Я не знаю, как на Аляске. Мне местная природа напоминает реки северной Латгалии в лесистых берегах. Я давно не видел хвойного леса, в Средней Азии его нет. Теперь с удовольствием подолгу гляжу на берега. Мысли часто возвращаются к Латвии, и я никак не могу представить, что там сейчас делается. Гляжу на северные леса, и тоска по Латвии охватывает всё больше. И почему только я не могу быть сейчас там? Когда придет такое время, чтобы я мог опять увидеть родные места?

На третий день замечаем, что на барже тоже орудует какая-то шайка. Ночью они обирают спящих, тщательно ощупывают все швы. Ищут спрятанные деньги и драгоценности. Берут и одежду и обувь из вещевых мешков и чемоданов. Их человек пятнадцать, не больше. Каждого проснувшегося бандиты грозят убить, если поднимет шум. К горлу приставляют огромный ржавый гвоздь, и тут уж никто не думает сопротивляться.

Похоже, в следующую ночь очередь дойдет до нас. Вместе с несколькими соседями договариваемся сопротивляться. Джумбаев и другие вооружаются мылом, завернутым в полотенца.

Угадали точно. Как только улеглись спать, жулики появились. Притворяемся спящими и наблюдаем. Вдруг Джумбаев вскакивает и изо всех сил бьет глиняной миской по голове вожака бандитов. Тот падает. Мы вскакиваем,

 

- 160 -

хватаем упавшего и выбрасываем через открытый люк. Слышно, как выброшенный покатился по наклонной палубе и упал в воду.

— Давай следующего! — кричу я во всё горло. В ночной тишине мой крик отдается по всей реке. Все на барже разом просыпаются.

Охрана, услышав шум и заметив, что кто-то упал в воду, думает, что тут попытка к бегству и открывает стрельбу по выброшенному.

Следующие удары по бандитам не столь сильны, как первый удар Джумбаева. Никто больше не падает и не теряет сознание. Однако они так ошеломлены, что и не собираются сопротивляться, хотя нас человек пять, не больше.
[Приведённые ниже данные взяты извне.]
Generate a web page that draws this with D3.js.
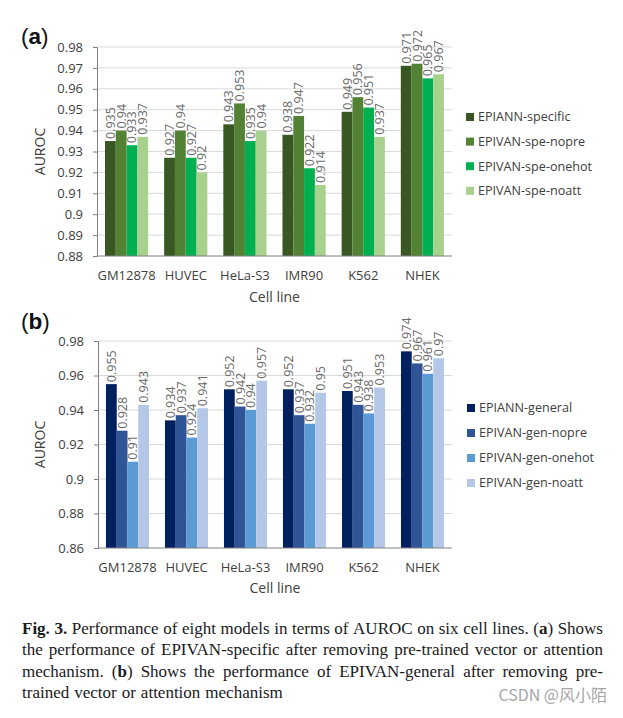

В ответ на мой крик кто-то упал на колени и рыдает:

— Пожалейте, пожалейте, не выбрасывайте меня! Мы всё отдадим и никогда больше никого не тронем.

Остальным удалось скрыться. Скоро приходят заключенные из других отсеков, но охрана не является. Мы сами быстро собираем удравших бандитов, загоняем их под нары и всю ночь не выпускаем. Кто хочет вылезти, получает от Джумбаева сильный удар мылом.

Утром появляются охрана и сопровождающие. Выяснив, в чем дело, они относятся к случившемуся без всякого интереса. Говорят, что мы можем делать с жуликами что хотим, но чтобы не было больше человеческих жертв.

На следующий день прибываем в Айкино. Баржа останавливается в речной гавани.

Под нарами бандитов обнаружили несколько мешков награбленного имущества. Однако мы не сообразили сами раздать его обратно потерпевшим. Когда оно попало в руки конвоя, те заявили, что надо сначала всё выяснить, составить акт, а деньги и драгоценности вообще могут быть возвращены только после освобождения заключенного. Больше никто из нас этих вещей не видел. Впоследствии я не раз наблюдал такие случаи.

В пути нам выдавали по полкилограмма хлеба в день.

Супа и других продуктов было очень мало. Мы всегда голодны. Чтобы хоть раз поесть посытнее, решаю обменять

 

- 161 -

свои туфли. За новые желтые туфли получаю полкилограмма хлеба.

С жуликом, который упал передо мной на колени, мне пришлось через несколько лет встретиться еще раз. Он меня не забыл. Но он и не думал мне мстить. Наоборот, всячески старался завести со мной дружбу, услужить, предупреждая всех, чтобы не пытались меня обирать: обидчику не поздоровится.